I'm trying to achieve the following: check if each key value in the dictionary is in the string from column layers. If it meets the conditional, to append the value from the dictionary to the pandas dataframe.
For example, if BR and EWKS is contained within the layer, then in the new column there will be BRIDGE-EARTHWORKS.
Dataframe
mapping = {'IDs': [1244, 35673, 37863, 76373, 234298],
'Layers': ['D-BR-PILECAPS-OUTLINE 2',
'D-BR-STEEL-OUTLINE 2D-TERR-BOUNDARY',
'D-SUBG-OTHER',
'D-COMP-PAVE-CONC2',
'D-EWKS-HINGE']}
df = pd.DataFrame(mapping)
Dictionary
d1 = {"BR": "Bridge", "EWKS": "Earthworks", "KERB": "Kerb", "TERR": "Terrain"}
My code thus far is:
for i in df.Layers
for x in d1.keys():
first_key = list(d1)[0]
first_val = list(d1.values())[0]
print(first_key,first_val)
if first_key in i:
df1 = df1.append(first_val, ignore_index = True)
# df.apply(first_val)
Note I'm thinking it may be easier to do the comprehension at the mapping step prior to creating the dataframe.. I'm rather new to python still so any tips are appreciated. Thanks!
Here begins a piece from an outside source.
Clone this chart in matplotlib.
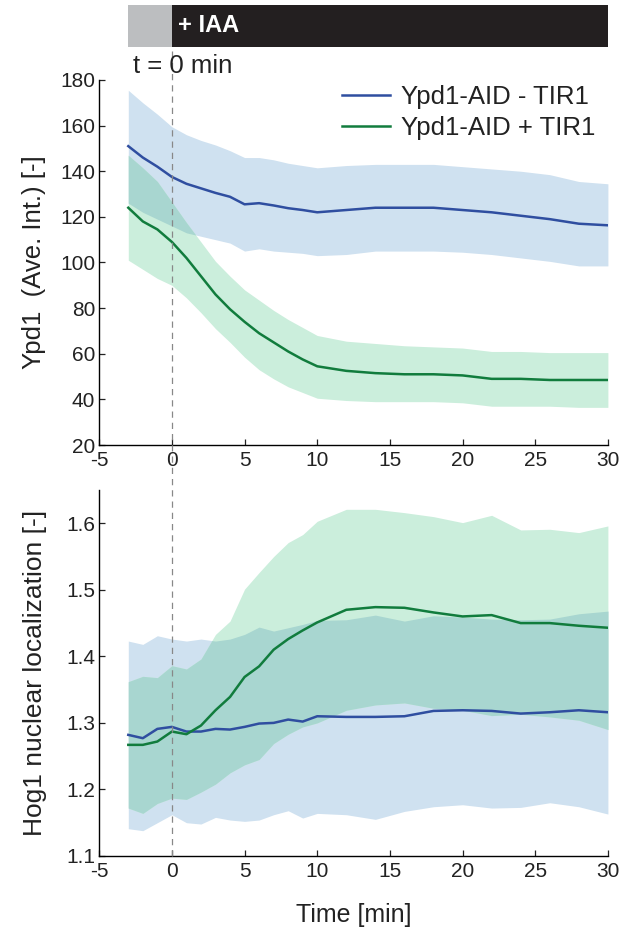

CodePudding user response:
Use Series.str.extractall
for all matched keys, then mapping by dictionary with Series.map
and last aggregate join
:
pat = r'({})'.format('|'.join(d1.keys()))
df['new'] = df['Layers'].str.extractall(pat)[0].map(d1).groupby(level=0).agg('-'.join)
print (df)
IDs Layers new
0 1244 D-BR-PILECAPS-OUTLINE 2 Bridge
1 35673 D-BR-STEEL-OUTLINE 2D-TERR-BOUNDARY Bridge-Terrain
2 37863 D-SUBG-OTHER NaN
3 76373 D-COMP-PAVE-CONC2 NaN
4 234298 D-EWKS-HINGE Earthworks